Collaborate or cooperate? What’s the difference?

More than ever, we need to work together. However, cooperation and collaboration are two different things. A common goal but two ways to get there. Is it my performance or the organization’s that comes first? I explain the difference so that you can choose what is best for your context.

The basics: a shared goal, a common vision

In both cases, the teams are working towards a common goal. This is probably the main challenge to better cooperate or collaborate. What is this common objective, and how is it expressed and shared? Does everyone understand this clearly? In practice, everyone can express the company’s long-term vision and short-term objectives. Everyone can explain how their actions contribute.

There are many techniques for sharing the strategy. Hoshin Kanri offers a two-way approach: top-down and bottom-up to ensure a good alignment of teams.

A major difference: the implementation of the vision

When teams collaborate, they decide in a silo how they will achieve the common goal. They are organized to perform, each independently of the others.
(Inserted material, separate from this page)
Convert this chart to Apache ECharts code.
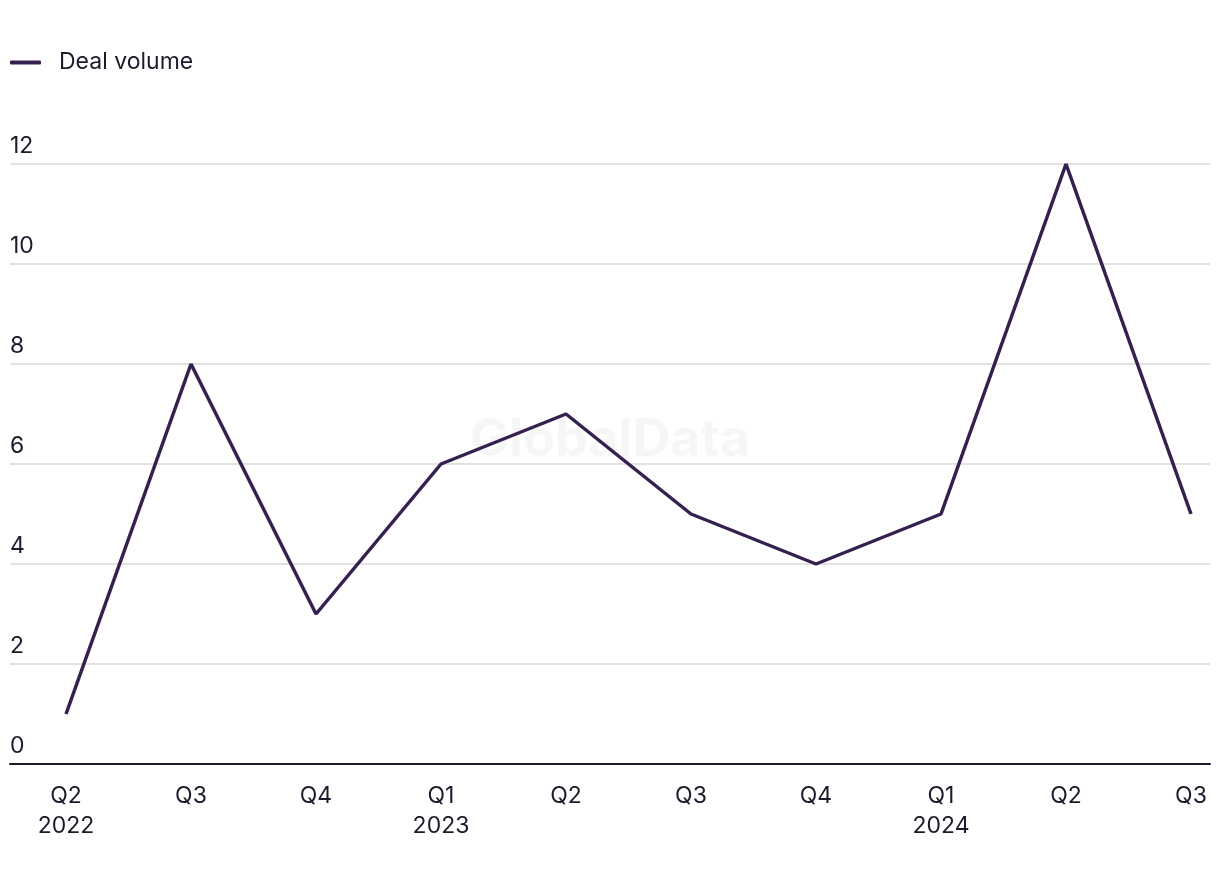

They can negotiate certain things together, but each one is mainly looking after their team.

There can be a competitive spirit, when each team seeks to succeed, without worrying about the results of others.
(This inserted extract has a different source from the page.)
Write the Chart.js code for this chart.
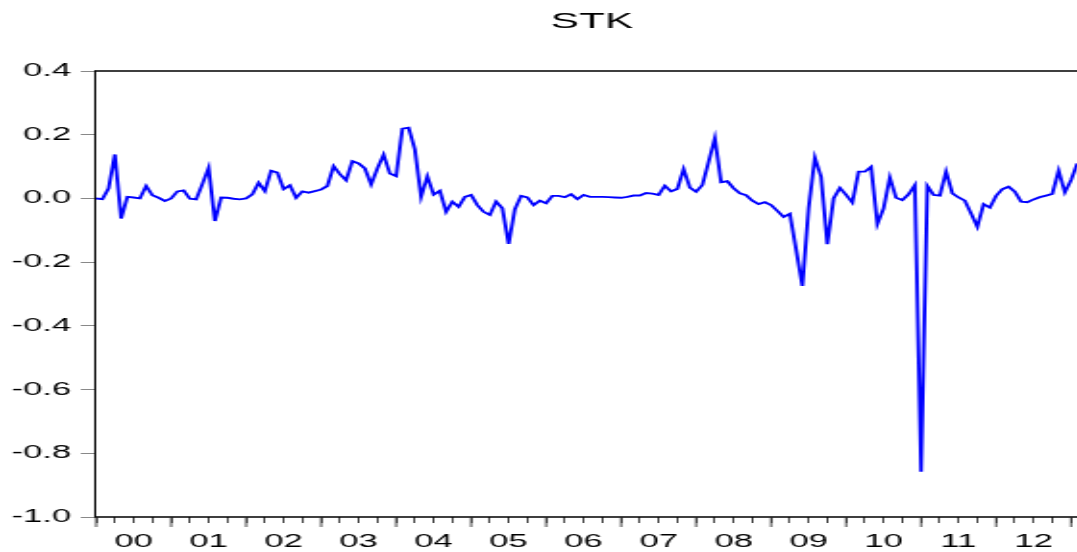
<!DOCTYPE html>
<html>
<head>
<meta charset="utf-8">
<title>STK</title>
<script src="https://cdn.jsdelivr.net/npm/chart.js@4.4.1/dist/chart.umd.min.js"></script>
<style>
  html, body { margin: 0; padding: 0; background: #fff; overflow: hidden; }
  #wrap { width: 1077px; height: 552px; overflow: hidden; }
  /* the chart is drawn narrow and stretched sideways, like the original export */
  #stk-chart { width: 1184px !important; height: 552px !important; }
</style>
</head>
<body>
<div id="wrap">
  <canvas id="stk-chart" width="616" height="552" style="width:1184px;height:552px"></canvas>
</div>
<script>
'use strict';

// ******DATA****** monthly values, one array per year (2000M01 ...)
let stk2000 = [0.000, -0.002, 0.032, 0.138, -0.063, 0.005, 0.003, 0.000, 0.039, 0.010, 0.002, -0.008];
let stk2001 = [0.000, 0.022, 0.025, -0.001, -0.003, 0.045, 0.096, -0.071, 0.003, 0.002, -0.001, -0.003];
let stk2002 = [0.000, 0.013, 0.049, 0.023, 0.087, 0.081, 0.029, 0.041, 0.002, 0.022, 0.018, 0.023];
let stk2003 = [0.028, 0.039, 0.101, 0.076, 0.057, 0.117, 0.110, 0.094, 0.044, 0.094, 0.137, 0.078];
let stk2004 = [0.070, 0.219, 0.222, 0.154, 0.005, 0.069, 0.012, 0.024, -0.042, -0.010, -0.026, 0.005];
let stk2005 = [0.011, -0.021, -0.042, -0.052, -0.010, -0.031, -0.143, -0.034, 0.008, 0.003, -0.021, -0.007];
let stk2006 = [-0.015, 0.008, 0.008, 0.004, 0.013, -0.002, 0.011, 0.005, 0.005, 0.005, 0.004, 0.003];
let stk2007 = [0.002, 0.005, 0.009, 0.009, 0.017, 0.015, 0.011, 0.040, 0.022, 0.030, 0.092, 0.034];
let stk2008 = [0.021, 0.042, 0.115, 0.189, 0.051, 0.054, 0.032, 0.016, 0.010, -0.007, -0.018, -0.012];
let stk2009 = [-0.021, -0.039, -0.058, -0.048, -0.160, -0.275, -0.031, 0.128, 0.068, -0.144, 0.000, 0.033];
let stk2010 = [0.011, -0.013, 0.084, 0.084, 0.099, -0.080, -0.031, 0.066, 0.002, -0.005, 0.013, 0.042];
let stk2011 = [-0.858, 0.039, 0.011, 0.009, 0.084, 0.016, 0.003, -0.007, -0.047, -0.089, -0.018, -0.029];
let stk2012 = [0.008, 0.029, 0.037, 0.021, -0.010, -0.012, -0.003, 0.004, 0.009, 0.014, 0.087, 0.019];
let stk2013 = [0.058, 0.110];

let yearLabels = ['00', '01', '02', '03', '04', '05', '06', '07', '08', '09', '10', '11', '12'];

// ******GLOBALS******
let stkValues = [].concat(stk2000, stk2001, stk2002, stk2003, stk2004, stk2005, stk2006,
  stk2007, stk2008, stk2009, stk2010, stk2011, stk2012, stk2013);

let xMax = 159; // months covered by the plot box
let yMin = -1.0;
let yMax = 0.4;

let fontFamily = '"Liberation Sans", Arial, Helvetica, sans-serif';

let stkPoints = [];
for (let i = 0; i < stkValues.length; i++) {
  stkPoints.push({ x: i, y: stkValues[i] });
}

// ****** PLUGIN: box round the plot and long ticks at each year ******
let frameBox = {
  id: 'frameBox',
  afterDraw(chart) {
    let ctx = chart.ctx;
    let a = chart.chartArea;
    let xScale = chart.scales.x;

    ctx.save();
    ctx.strokeStyle = '#000';
    // horizontal sides
    ctx.lineWidth = 1.6;
    ctx.beginPath();
    ctx.moveTo(a.left, a.top);
    ctx.lineTo(a.right, a.top);
    ctx.moveTo(a.left, a.bottom);
    ctx.lineTo(a.right, a.bottom);
    ctx.stroke();
    // vertical sides, snapped to whole pixels so they stay black
    let leftX = Math.round(a.left) - 0.5;
    let rightX = Math.round(a.right) + 0.5;
    ctx.lineWidth = 1;
    ctx.beginPath();
    ctx.moveTo(leftX, a.top - 0.8);
    ctx.lineTo(leftX, a.bottom + 0.8);
    ctx.moveTo(rightX, a.top - 0.8);
    ctx.lineTo(rightX, a.bottom + 0.8);
    ctx.stroke();

    // year ticks are longer than the quarter ticks
    ctx.strokeStyle = '#333';
    ctx.lineWidth = 0.9;
    for (let m = 0; m <= xMax; m += 12) {
      let px = xScale.getPixelForValue(m);
      ctx.beginPath();
      ctx.moveTo(px, a.bottom);
      ctx.lineTo(px, a.bottom + 10);
      ctx.stroke();
    }
    ctx.restore();
  }
};

// ******CHART******
let canvasElem = document.getElementById('stk-chart').getContext('2d');

let myChartObj = {
  type: 'line',
  data: {
    datasets: [{
      label: 'STK',
      data: stkPoints,
      borderColor: '#0000ff',
      borderWidth: 1.9,
      pointRadius: 0,
      tension: 0,
      fill: false
    }]
  },
  options: {
    responsive: false,
    animation: false,
    devicePixelRatio: 1,
    plugins: {
      legend: { display: false },
      tooltip: { enabled: false },
      title: {
        display: true,
        text: 'STK',
        color: '#000',
        font: { family: fontFamily, size: 22, weight: 'normal' },
        padding: { top: 9, bottom: 35.6 }
      }
    },
    scales: {
      x: {
        type: 'linear',
        min: 0,
        max: xMax,
        afterBuildTicks(scale) {
          let ticks = [];
          for (let m = 0; m <= xMax; m += 3) {
            ticks.push({ value: m });
          }
          scale.ticks = ticks;
        },
        afterFit(scale) {
          scale.height = 35;
        },
        border: { display: false },
        grid: {
          drawOnChartArea: false,
          drawTicks: true,
          tickLength: 6,
          color: '#333',
          lineWidth: 0.9
        },
        ticks: {
          autoSkip: false,
          maxRotation: 0,
          padding: 8,
          color: '#000',
          font: { family: fontFamily, size: 18 },
          callback: function (value) {
            if (value % 12 === 6) {
              return yearLabels[(value - 6) / 12] || '';
            }
            return '';
          }
        }
      },
      y: {
        min: yMin,
        max: yMax,
        afterFit(scale) {
          scale.width = 50;
        },
        border: { display: false },
        grid: {
          drawOnChartArea: false,
          drawTicks: true,
          tickLength: 8,
          color: '#888',
          lineWidth: 1
        },
        ticks: {
          stepSize: 0.2,
          padding: 5,
          color: '#000',
          font: { family: fontFamily, size: 18 },
          callback: function (value) {
            if (Math.abs(value) < 1e-9) {
              return '0.0';
            }
            return Number(value).toFixed(1);
          }
        }
      },
      // empty right margin so the title stays centred over the whole box
      yRight: {
        position: 'right',
        min: yMin,
        max: yMax,
        afterFit(scale) {
          scale.width = 49;
        },
        border: { display: false },
        grid: { display: false },
        ticks: { display: false }
      }
    }
  },
  plugins: [frameBox]
};

new Chart(canvasElem, myChartObj);
</script>
</body>
</html>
This is how I see most organisation operate: each sector has a budget, objectives and seeks to achieve them. Each sector is judged on its own performance.

When teams cooperate, the team’s goal becomes secondary. A team can make decisions that will hinder the achievement of its team goals, but allow other goals to be achieved in other teams. Performance is measured across the organization.

An example of cooperation/collaboration

To illustrate the difference, let’s take two sports clubs. Their goal is to be the best club in the region. The goal is clear and shared by all.

In the club that collaborates, the coaches discuss and share the field time that is allocated to the club. Each coach works with her team, to provide the maximum chance of winning. The players in each team work very well together.

In the club that cooperates, coaches can make decisions that will cause one team to lose, but ensure victory for another. If a key player on a team is injured, coaches may decide to reorganize teams so that others have a chance to win. Players need to learn how to function well in their team, but also with other teams.

How to collaborate well?

Collaboration requires a common framework. Structure, accountability, performance management are common. Teams can be in a healthy competition because the system is fair.

The fundamental value is trust. The focus is on the team level. Each member of the team works for the success of the team. Each team member trusts their colleagues to help achieve these goals.

How to cooperate well?

Cooperation puts the organization before the team. It is the pride of being part of a group larger than the team that contributes to the success of this model. The performance model prioritizes the result of the organization, over that of the individual or his team.

The core values are solidarity and mutual aid. The focus is on the organisational level. Everyone works to ensure the success of the whole. My own success and that of my team comes after that of the organization. This is the principle of cooperatives.

Do you have to collaborate or cooperate?

There is obviously no right answer and perfect model. I prefer cooperation, but it requires a greater investment of management teams, a change of mindset in many cases and greater organizational maturity.

Collaboration is a first step and can be a stepping stone to cooperation.